▸ Dataset:
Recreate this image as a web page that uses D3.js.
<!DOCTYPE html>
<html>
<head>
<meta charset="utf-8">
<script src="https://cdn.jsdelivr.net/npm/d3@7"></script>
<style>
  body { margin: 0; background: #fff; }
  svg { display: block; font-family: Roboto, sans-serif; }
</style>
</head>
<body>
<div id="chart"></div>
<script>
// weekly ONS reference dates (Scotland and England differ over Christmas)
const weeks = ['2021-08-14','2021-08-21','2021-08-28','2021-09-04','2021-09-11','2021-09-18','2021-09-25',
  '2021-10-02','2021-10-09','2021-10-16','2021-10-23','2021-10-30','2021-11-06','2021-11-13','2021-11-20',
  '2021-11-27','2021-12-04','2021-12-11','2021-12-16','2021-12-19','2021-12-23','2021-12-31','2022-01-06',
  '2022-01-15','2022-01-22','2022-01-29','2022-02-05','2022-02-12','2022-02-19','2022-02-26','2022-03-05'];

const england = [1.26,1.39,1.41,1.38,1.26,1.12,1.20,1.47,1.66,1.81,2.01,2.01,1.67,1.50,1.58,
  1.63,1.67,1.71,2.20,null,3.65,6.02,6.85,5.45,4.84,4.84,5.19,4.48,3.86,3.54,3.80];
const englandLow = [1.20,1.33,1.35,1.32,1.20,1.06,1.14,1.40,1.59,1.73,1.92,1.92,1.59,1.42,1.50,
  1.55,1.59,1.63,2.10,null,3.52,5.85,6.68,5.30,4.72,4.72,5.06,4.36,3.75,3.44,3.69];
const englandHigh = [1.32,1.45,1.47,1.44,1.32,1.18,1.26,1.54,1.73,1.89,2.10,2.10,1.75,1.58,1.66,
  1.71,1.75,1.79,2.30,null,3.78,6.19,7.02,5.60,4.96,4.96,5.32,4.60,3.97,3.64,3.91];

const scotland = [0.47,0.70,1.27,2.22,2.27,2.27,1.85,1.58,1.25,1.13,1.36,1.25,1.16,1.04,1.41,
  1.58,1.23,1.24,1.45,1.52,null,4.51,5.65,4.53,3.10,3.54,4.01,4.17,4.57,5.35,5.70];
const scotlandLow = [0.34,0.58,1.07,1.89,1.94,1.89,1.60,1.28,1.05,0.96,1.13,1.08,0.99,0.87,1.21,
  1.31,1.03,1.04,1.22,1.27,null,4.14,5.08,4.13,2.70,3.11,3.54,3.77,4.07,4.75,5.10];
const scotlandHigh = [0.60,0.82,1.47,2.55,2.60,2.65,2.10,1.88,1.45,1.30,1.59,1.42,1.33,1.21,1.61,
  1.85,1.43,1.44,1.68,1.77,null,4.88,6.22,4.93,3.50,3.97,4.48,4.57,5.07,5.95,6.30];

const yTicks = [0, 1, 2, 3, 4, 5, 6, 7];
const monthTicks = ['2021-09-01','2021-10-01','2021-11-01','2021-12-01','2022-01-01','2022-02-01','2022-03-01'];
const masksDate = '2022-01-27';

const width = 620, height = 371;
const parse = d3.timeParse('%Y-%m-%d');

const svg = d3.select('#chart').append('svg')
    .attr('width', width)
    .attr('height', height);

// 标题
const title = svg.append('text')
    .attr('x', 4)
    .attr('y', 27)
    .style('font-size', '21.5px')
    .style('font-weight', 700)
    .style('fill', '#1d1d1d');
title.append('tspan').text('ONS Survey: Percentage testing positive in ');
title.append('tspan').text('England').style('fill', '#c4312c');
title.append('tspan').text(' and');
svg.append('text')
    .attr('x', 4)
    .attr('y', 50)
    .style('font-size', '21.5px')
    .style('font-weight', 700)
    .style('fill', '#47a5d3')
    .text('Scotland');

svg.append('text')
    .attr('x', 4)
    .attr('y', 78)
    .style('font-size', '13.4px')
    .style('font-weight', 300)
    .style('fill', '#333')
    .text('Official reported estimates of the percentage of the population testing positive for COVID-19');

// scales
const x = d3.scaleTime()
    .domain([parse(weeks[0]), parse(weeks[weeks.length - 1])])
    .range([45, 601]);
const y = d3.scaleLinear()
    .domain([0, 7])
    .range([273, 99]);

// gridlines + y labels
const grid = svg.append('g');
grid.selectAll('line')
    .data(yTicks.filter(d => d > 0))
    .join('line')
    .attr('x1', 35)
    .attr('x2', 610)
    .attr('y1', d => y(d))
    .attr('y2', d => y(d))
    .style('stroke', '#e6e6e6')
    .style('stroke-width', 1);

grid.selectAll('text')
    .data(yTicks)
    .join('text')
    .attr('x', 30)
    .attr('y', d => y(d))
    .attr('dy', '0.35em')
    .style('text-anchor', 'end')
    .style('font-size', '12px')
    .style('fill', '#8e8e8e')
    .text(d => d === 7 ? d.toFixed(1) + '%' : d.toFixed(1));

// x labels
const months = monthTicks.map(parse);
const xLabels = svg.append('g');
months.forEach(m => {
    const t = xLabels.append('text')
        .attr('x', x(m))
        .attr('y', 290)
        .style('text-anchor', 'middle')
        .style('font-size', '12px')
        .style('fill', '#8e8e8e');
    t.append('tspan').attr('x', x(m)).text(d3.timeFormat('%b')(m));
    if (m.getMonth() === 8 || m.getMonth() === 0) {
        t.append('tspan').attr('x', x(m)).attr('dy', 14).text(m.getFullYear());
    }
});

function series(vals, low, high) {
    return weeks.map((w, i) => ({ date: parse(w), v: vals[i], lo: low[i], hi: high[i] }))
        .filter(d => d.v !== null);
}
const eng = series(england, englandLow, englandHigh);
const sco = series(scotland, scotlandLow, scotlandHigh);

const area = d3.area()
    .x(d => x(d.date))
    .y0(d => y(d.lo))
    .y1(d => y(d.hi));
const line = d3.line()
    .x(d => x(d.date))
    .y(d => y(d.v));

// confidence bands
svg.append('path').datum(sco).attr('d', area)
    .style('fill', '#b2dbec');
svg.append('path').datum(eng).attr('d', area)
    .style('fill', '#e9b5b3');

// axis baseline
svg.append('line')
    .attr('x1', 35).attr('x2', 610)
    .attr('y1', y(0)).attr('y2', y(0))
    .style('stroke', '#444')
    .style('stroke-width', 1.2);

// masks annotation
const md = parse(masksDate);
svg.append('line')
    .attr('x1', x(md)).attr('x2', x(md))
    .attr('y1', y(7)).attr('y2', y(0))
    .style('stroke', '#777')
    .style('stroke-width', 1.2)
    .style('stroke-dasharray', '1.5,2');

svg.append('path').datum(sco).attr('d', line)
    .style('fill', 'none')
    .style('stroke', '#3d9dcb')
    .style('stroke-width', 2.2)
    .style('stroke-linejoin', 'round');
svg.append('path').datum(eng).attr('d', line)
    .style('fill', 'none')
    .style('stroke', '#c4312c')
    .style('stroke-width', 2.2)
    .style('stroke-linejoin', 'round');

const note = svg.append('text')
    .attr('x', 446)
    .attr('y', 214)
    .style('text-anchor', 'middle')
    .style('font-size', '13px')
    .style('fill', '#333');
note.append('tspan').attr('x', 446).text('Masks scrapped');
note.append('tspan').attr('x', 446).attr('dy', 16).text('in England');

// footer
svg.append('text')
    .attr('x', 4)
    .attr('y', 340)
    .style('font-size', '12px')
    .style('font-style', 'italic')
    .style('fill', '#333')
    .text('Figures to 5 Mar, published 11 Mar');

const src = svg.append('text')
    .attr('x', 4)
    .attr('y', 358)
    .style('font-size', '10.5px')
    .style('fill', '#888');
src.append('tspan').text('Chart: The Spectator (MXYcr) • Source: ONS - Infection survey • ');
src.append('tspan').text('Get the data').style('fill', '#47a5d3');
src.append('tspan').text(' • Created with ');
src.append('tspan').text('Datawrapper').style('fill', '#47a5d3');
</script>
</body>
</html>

...

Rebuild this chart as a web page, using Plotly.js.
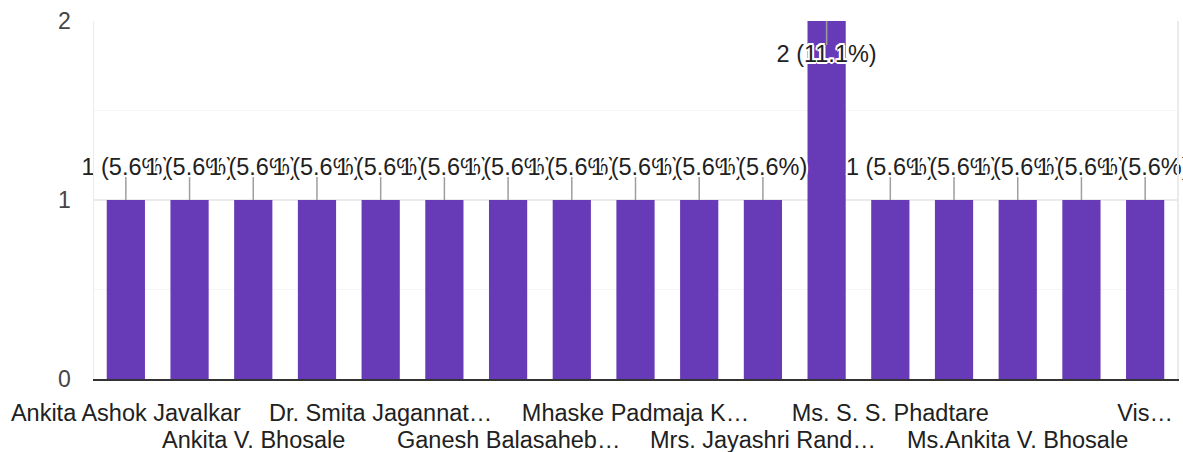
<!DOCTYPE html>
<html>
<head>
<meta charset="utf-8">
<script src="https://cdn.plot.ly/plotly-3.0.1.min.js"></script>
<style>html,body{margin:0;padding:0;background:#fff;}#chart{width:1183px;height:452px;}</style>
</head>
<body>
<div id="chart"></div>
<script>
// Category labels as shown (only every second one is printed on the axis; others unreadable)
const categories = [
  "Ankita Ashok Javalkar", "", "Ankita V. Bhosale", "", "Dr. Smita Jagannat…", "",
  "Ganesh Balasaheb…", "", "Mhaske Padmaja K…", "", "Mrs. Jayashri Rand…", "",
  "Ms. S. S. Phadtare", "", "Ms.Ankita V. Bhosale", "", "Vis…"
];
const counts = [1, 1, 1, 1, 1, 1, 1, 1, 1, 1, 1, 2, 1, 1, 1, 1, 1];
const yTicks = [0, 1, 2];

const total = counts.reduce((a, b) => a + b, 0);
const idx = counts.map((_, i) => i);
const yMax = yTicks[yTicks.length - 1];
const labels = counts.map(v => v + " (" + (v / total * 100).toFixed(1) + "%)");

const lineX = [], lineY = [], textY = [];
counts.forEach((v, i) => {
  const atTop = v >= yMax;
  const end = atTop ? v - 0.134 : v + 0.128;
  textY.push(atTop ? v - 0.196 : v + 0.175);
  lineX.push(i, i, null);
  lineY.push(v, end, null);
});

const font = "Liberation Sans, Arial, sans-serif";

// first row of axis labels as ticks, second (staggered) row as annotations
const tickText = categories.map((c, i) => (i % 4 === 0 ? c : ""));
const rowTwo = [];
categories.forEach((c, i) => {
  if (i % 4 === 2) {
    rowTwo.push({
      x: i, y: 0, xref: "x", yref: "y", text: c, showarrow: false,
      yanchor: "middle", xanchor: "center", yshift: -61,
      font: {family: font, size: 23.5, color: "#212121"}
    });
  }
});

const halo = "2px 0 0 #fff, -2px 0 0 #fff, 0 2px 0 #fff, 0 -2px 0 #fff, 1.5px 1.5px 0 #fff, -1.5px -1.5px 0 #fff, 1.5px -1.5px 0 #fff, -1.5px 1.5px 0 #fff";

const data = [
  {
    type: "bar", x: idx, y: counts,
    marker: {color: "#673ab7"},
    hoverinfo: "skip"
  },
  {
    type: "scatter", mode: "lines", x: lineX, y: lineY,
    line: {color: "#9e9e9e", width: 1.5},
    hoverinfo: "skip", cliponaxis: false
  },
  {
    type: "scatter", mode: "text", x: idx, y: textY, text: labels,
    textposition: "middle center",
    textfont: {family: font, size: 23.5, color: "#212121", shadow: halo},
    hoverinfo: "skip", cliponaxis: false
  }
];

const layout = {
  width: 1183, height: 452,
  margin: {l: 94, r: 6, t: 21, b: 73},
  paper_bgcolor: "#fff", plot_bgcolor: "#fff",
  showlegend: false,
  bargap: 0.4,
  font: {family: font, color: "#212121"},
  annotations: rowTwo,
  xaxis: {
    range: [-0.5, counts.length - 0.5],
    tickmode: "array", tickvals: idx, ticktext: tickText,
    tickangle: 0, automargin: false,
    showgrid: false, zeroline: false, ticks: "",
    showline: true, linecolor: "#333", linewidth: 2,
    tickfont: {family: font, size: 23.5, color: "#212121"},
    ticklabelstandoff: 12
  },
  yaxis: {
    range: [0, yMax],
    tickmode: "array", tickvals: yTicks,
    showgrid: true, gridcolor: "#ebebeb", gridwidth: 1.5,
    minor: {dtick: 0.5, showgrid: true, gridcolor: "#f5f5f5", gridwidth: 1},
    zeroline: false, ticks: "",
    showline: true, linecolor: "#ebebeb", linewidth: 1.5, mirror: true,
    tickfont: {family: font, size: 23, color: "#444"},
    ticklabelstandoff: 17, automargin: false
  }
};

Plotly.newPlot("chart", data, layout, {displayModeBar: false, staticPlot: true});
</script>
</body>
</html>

▸ Aim of the exercise: Pick out each line containing "page" and report it.

▸ The response:
Recreate this image as a web page that uses D3.js.
Rebuild this chart as a web page, using Plotly.js.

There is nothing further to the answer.